**What the task requires**
Write out the material exactly, with the pictures left out.

**Provided material**
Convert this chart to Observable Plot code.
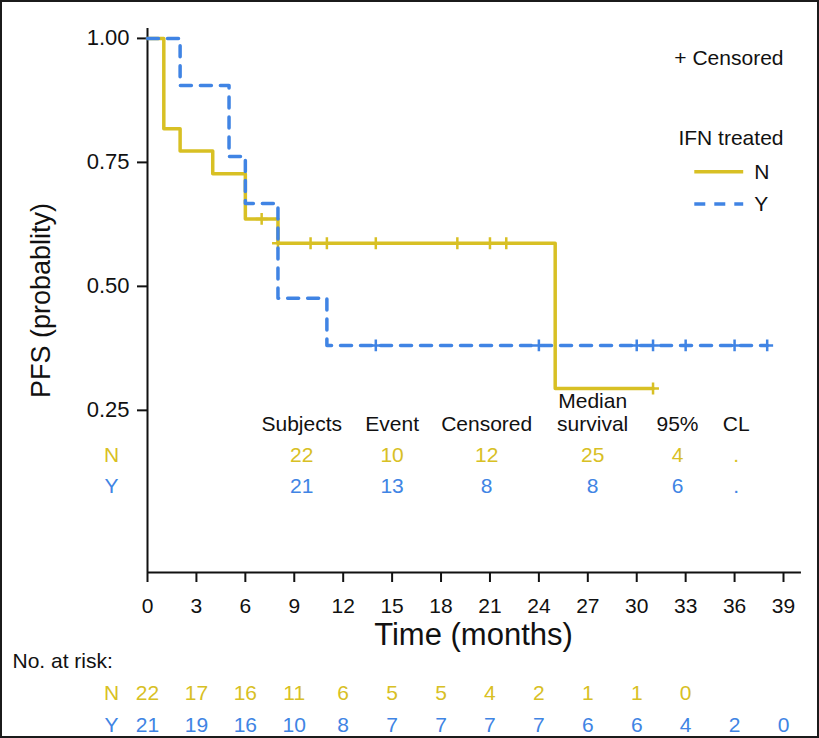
<!DOCTYPE html>
<html><head><meta charset="utf-8">
<script src="https://cdn.jsdelivr.net/npm/d3@7"></script>
<script src="https://cdn.jsdelivr.net/npm/@observablehq/plot@0.6"></script>
<style>
html,body{margin:0;padding:0;background:#fff;}
#frame{width:819px;height:738px;box-sizing:border-box;border:2px solid #1b1b1b;overflow:hidden;background:#fff;}
#frame svg{display:block;}
</style></head><body><div id="frame"></div>
<script>
// ---- data ----
const groups = ["N", "Y"];
const nTime = [0, 1, 2, 4, 6, 8, 25, 31];
const nSurv = [1.000, 0.818, 0.773, 0.727, 0.636, 0.587, 0.294, 0.294];
const yTime = [0, 2, 5, 6, 8, 11, 38];
const ySurv = [1.000, 0.905, 0.762, 0.667, 0.476, 0.381, 0.381];
const nCensorTime = [7, 8, 10, 11, 14, 19, 21, 22, 31];
const nCensorSurv = [0.636, 0.587, 0.587, 0.587, 0.587, 0.587, 0.587, 0.587, 0.294];
const yCensorTime = [14, 24, 30, 31, 33, 36, 38];
const yCensorSurv = [0.381, 0.381, 0.381, 0.381, 0.381, 0.381, 0.381];
const xTicks = [0, 3, 6, 9, 12, 15, 18, 21, 24, 27, 30, 33, 36, 39];
const yTicks = [0.25, 0.50, 0.75, 1.00];
const statHeaders = ["Subjects", "Event", "Censored", "survival", "95%", "CL"];
const statN = ["22", "10", "12", "25", "4", "."];
const statY = ["21", "13", "8", "8", "6", "."];
const riskTimes = [0, 3, 6, 9, 12, 15, 18, 21, 24, 27, 30, 33, 36, 39];
const riskN = [22, 17, 16, 11, 6, 5, 5, 4, 2, 1, 1, 0];
const riskY = [21, 19, 16, 10, 8, 7, 7, 7, 7, 6, 6, 4, 2, 0];

// ---- layout / style ----
const colN = "#D8C024", colY = "#4084E4";
const font = "'Liberation Sans', Arial, Helvetica, sans-serif";
const W = 815, ML = 145, MR = 34;
const statCols = [9.46, 15.0, 20.8, 27.3, 32.5, 36.1];
const statRowP = {median: 0.268, head: 0.2225, N: 0.160, Y: 0.0966};
const rowLabelT = -2.2;
const yMin = -0.077, yMax = 1.02;

const curveN = nTime.map((t, i) => ({time: t, surv: nSurv[i]}));
const curveY = yTime.map((t, i) => ({time: t, surv: ySurv[i]}));
const censN = nCensorTime.map((t, i) => ({time: t, surv: nCensorSurv[i]}));
const censY = yCensorTime.map((t, i) => ({time: t, surv: yCensorSurv[i]}));
const statRows = [];
statHeaders.forEach((h, i) => {
  statRows.push({t: statCols[i], p: statRowP.head, text: h, c: "#111"});
  statRows.push({t: statCols[i], p: statRowP.N, text: statN[i], c: colN});
  statRows.push({t: statCols[i], p: statRowP.Y, text: statY[i], c: colY});
});
statRows.push({t: statCols[3], p: statRowP.median, text: "Median", c: "#111"});
statRows.push({t: rowLabelT, p: statRowP.N, text: groups[0], c: colN});
statRows.push({t: rowLabelT, p: statRowP.Y, text: groups[1], c: colY});

const main = Plot.plot({
  width: W, height: 648, marginLeft: ML, marginRight: MR, marginTop: 26, marginBottom: 78,
  style: {fontFamily: font, fontSize: "21px", background: "white", overflow: "visible", color: "#111"},
  x: {domain: [0, 39]},
  y: {domain: [yMin, yMax]},
  marks: [
    Plot.ruleX([0], {y1: yMin, y2: yMax, stroke: "#111", strokeWidth: 2}),
    Plot.ruleY([yMin], {x1: 0, x2: 40.1, stroke: "#111", strokeWidth: 2}),
    Plot.axisY({ticks: yTicks, tickFormat: d3.format(".2f"), tickSize: 10, tickPadding: 8, fontSize: 22, label: null, strokeWidth: 2, stroke: "#111"}),
    Plot.axisX({ticks: xTicks, tickFormat: d => String(d), tickSize: 10, tickPadding: 16, fontSize: 21, label: null, strokeWidth: 2, stroke: "#111"}),
    Plot.text(["Time (months)"], {frameAnchor: "bottom", textAnchor: "middle", lineAnchor: "middle", dx: 8, dy: 63, fontSize: 31, fill: "#111"}),
    Plot.text(["PFS (probablity)"], {frameAnchor: "left", textAnchor: "middle", lineAnchor: "middle", rotate: -90, dx: -106, dy: 0, fontSize: 27, fill: "#111"}),
    Plot.line(curveN, {x: "time", y: "surv", curve: "step-after", stroke: colN, strokeWidth: 3.5}),
    Plot.dot(censN, {x: "time", y: "surv", symbol: "plus", r: 3.9, stroke: colN, strokeWidth: 2.5}),
    Plot.line(curveY, {x: "time", y: "surv", curve: "step-after", stroke: colY, strokeWidth: 3.5, strokeDasharray: "11,9"}),
    Plot.dot(censY, {x: "time", y: "surv", symbol: "plus", r: 3.9, stroke: colY, strokeWidth: 2.5}),
    // legend
    Plot.text(["+ Censored"], {x: 39, y: 0.959, textAnchor: "end", fontSize: 21, fill: "#111"}),
    Plot.text(["IFN treated"], {x: 39, y: 0.798, textAnchor: "end", fontSize: 21, fill: "#111"}),
    Plot.ruleY([0.731], {x1: 33.56, x2: 36.56, stroke: colN, strokeWidth: 3.5}),
    Plot.ruleY([0.666], {x1: 33.56, x2: 36.56, stroke: colY, strokeWidth: 3.5, strokeDasharray: "11,9"}),
    Plot.text(groups.slice(0, 1), {x: 37.2, y: 0.731, textAnchor: "start", fontSize: 21, fill: "#111"}),
    Plot.text(groups.slice(1, 2), {x: 37.2, y: 0.666, textAnchor: "start", fontSize: 21, fill: "#111"}),
    // stats table
    Plot.text(statRows, {x: "t", y: "p", text: "text", fill: "c", fontSize: 21})
  ]
});

const riskRows = [
  ...riskN.map((v, i) => ({t: riskTimes[i], row: 1, v: String(v), c: colN})),
  ...riskY.map((v, i) => ({t: riskTimes[i], row: 2, v: String(v), c: colY}))
];
groups.forEach((g, i) => riskRows.push({t: rowLabelT, row: i + 1, v: g, c: i === 0 ? colN : colY}));
const risk = Plot.plot({
  width: W, height: 86, marginLeft: ML, marginRight: MR, marginTop: 0, marginBottom: 0,
  style: {fontFamily: font, fontSize: "21px", background: "white", overflow: "visible"},
  x: {domain: [0, 39], axis: null},
  y: {domain: [0, 2], range: [10.5, 75], axis: null},
  marks: [
    Plot.text(["No. at risk:"], {y: () => 0, frameAnchor: "left", textAnchor: "start", lineAnchor: "middle", dx: -135, fontSize: 21, fill: "#111"}),
    Plot.text(riskRows, {x: "t", y: "row", text: "v", fill: "c", fontSize: 21})
  ]
});

const frame = document.getElementById("frame");
frame.appendChild(main);
frame.appendChild(risk);
</script></body></html>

**Answer to the task**
Convert this chart to Observable Plot code.
<!DOCTYPE html>
<html><head><meta charset="utf-8">
<script src="https://cdn.jsdelivr.net/npm/d3@7"></script>
<script src="https://cdn.jsdelivr.net/npm/@observablehq/plot@0.6"></script>
<style>
html,body{margin:0;padding:0;background:#fff;}
#frame{width:819px;height:738px;box-sizing:border-box;border:2px solid #1b1b1b;overflow:hidden;background:#fff;}
#frame svg{display:block;}
</style></head><body><div id="frame"></div>
<script>
// ---- data ----
const groups = ["N", "Y"];
const nTime = [0, 1, 2, 4, 6, 8, 25, 31];
const nSurv = [1.000, 0.818, 0.773, 0.727, 0.636, 0.587, 0.294, 0.294];
const yTime = [0, 2, 5, 6, 8, 11, 38];
const ySurv = [1.000, 0.905, 0.762, 0.667, 0.476, 0.381, 0.381];
const nCensorTime = [7, 8, 10, 11, 14, 19, 21, 22, 31];
const nCensorSurv = [0.636, 0.587, 0.587, 0.587, 0.587, 0.587, 0.587, 0.587, 0.294];
const yCensorTime = [14, 24, 30, 31, 33, 36, 38];
const yCensorSurv = [0.381, 0.381, 0.381, 0.381, 0.381, 0.381, 0.381];
const xTicks = [0, 3, 6, 9, 12, 15, 18, 21, 24, 27, 30, 33, 36, 39];
const yTicks = [0.25, 0.50, 0.75, 1.00];
const statHeaders = ["Subjects", "Event", "Censored", "survival", "95%", "CL"];
const statN = ["22", "10", "12", "25", "4", "."];
const statY = ["21", "13", "8", "8", "6", "."];
const riskTimes = [0, 3, 6, 9, 12, 15, 18, 21, 24, 27, 30, 33, 36, 39];
const riskN = [22, 17, 16, 11, 6, 5, 5, 4, 2, 1, 1, 0];
const riskY = [21, 19, 16, 10, 8, 7, 7, 7, 7, 6, 6, 4, 2, 0];

// ---- layout / style ----
const colN = "#D8C024", colY = "#4084E4";
const font = "'Liberation Sans', Arial, Helvetica, sans-serif";
const W = 815, ML = 145, MR = 34;
const statCols = [9.46, 15.0, 20.8, 27.3, 32.5, 36.1];
const statRowP = {median: 0.268, head: 0.2225, N: 0.160, Y: 0.0966};
const rowLabelT = -2.2;
const yMin = -0.077, yMax = 1.02;

const curveN = nTime.map((t, i) => ({time: t, surv: nSurv[i]}));
const curveY = yTime.map((t, i) => ({time: t, surv: ySurv[i]}));
const censN = nCensorTime.map((t, i) => ({time: t, surv: nCensorSurv[i]}));
const censY = yCensorTime.map((t, i) => ({time: t, surv: yCensorSurv[i]}));
const statRows = [];
statHeaders.forEach((h, i) => {
  statRows.push({t: statCols[i], p: statRowP.head, text: h, c: "#111"});
  statRows.push({t: statCols[i], p: statRowP.N, text: statN[i], c: colN});
  statRows.push({t: statCols[i], p: statRowP.Y, text: statY[i], c: colY});
});
statRows.push({t: statCols[3], p: statRowP.median, text: "Median", c: "#111"});
statRows.push({t: rowLabelT, p: statRowP.N, text: groups[0], c: colN});
statRows.push({t: rowLabelT, p: statRowP.Y, text: groups[1], c: colY});

const main = Plot.plot({
  width: W, height: 648, marginLeft: ML, marginRight: MR, marginTop: 26, marginBottom: 78,
  style: {fontFamily: font, fontSize: "21px", background: "white", overflow: "visible", color: "#111"},
  x: {domain: [0, 39]},
  y: {domain: [yMin, yMax]},
  marks: [
    Plot.ruleX([0], {y1: yMin, y2: yMax, stroke: "#111", strokeWidth: 2}),
    Plot.ruleY([yMin], {x1: 0, x2: 40.1, stroke: "#111", strokeWidth: 2}),
    Plot.axisY({ticks: yTicks, tickFormat: d3.format(".2f"), tickSize: 10, tickPadding: 8, fontSize: 22, label: null, strokeWidth: 2, stroke: "#111"}),
    Plot.axisX({ticks: xTicks, tickFormat: d => String(d), tickSize: 10, tickPadding: 16, fontSize: 21, label: null, strokeWidth: 2, stroke: "#111"}),
    Plot.text(["Time (months)"], {frameAnchor: "bottom", textAnchor: "middle", lineAnchor: "middle", dx: 8, dy: 63, fontSize: 31, fill: "#111"}),
    Plot.text(["PFS (probablity)"], {frameAnchor: "left", textAnchor: "middle", lineAnchor: "middle", rotate: -90, dx: -106, dy: 0, fontSize: 27, fill: "#111"}),
    Plot.line(curveN, {x: "time", y: "surv", curve: "step-after", stroke: colN, strokeWidth: 3.5}),
    Plot.dot(censN, {x: "time", y: "surv", symbol: "plus", r: 3.9, stroke: colN, strokeWidth: 2.5}),
    Plot.line(curveY, {x: "time", y: "surv", curve: "step-after", stroke: colY, strokeWidth: 3.5, strokeDasharray: "11,9"}),
    Plot.dot(censY, {x: "time", y: "surv", symbol: "plus", r: 3.9, stroke: colY, strokeWidth: 2.5}),
    // legend
    Plot.text(["+ Censored"], {x: 39, y: 0.959, textAnchor: "end", fontSize: 21, fill: "#111"}),
    Plot.text(["IFN treated"], {x: 39, y: 0.798, textAnchor: "end", fontSize: 21, fill: "#111"}),
    Plot.ruleY([0.731], {x1: 33.56, x2: 36.56, stroke: colN, strokeWidth: 3.5}),
    Plot.ruleY([0.666], {x1: 33.56, x2: 36.56, stroke: colY, strokeWidth: 3.5, strokeDasharray: "11,9"}),
    Plot.text(groups.slice(0, 1), {x: 37.2, y: 0.731, textAnchor: "start", fontSize: 21, fill: "#111"}),
    Plot.text(groups.slice(1, 2), {x: 37.2, y: 0.666, textAnchor: "start", fontSize: 21, fill: "#111"}),
    // stats table
    Plot.text(statRows, {x: "t", y: "p", text: "text", fill: "c", fontSize: 21})
  ]
});

const riskRows = [
  ...riskN.map((v, i) => ({t: riskTimes[i], row: 1, v: String(v), c: colN})),
  ...riskY.map((v, i) => ({t: riskTimes[i], row: 2, v: String(v), c: colY}))
];
groups.forEach((g, i) => riskRows.push({t: rowLabelT, row: i + 1, v: g, c: i === 0 ? colN : colY}));
const risk = Plot.plot({
  width: W, height: 86, marginLeft: ML, marginRight: MR, marginTop: 0, marginBottom: 0,
  style: {fontFamily: font, fontSize: "21px", background: "white", overflow: "visible"},
  x: {domain: [0, 39], axis: null},
  y: {domain: [0, 2], range: [10.5, 75], axis: null},
  marks: [
    Plot.text(["No. at risk:"], {y: () => 0, frameAnchor: "left", textAnchor: "start", lineAnchor: "middle", dx: -135, fontSize: 21, fill: "#111"}),
    Plot.text(riskRows, {x: "t", y: "row", text: "v", fill: "c", fontSize: 21})
  ]
});

const frame = document.getElementById("frame");
frame.appendChild(main);
frame.appendChild(risk);
</script></body></html>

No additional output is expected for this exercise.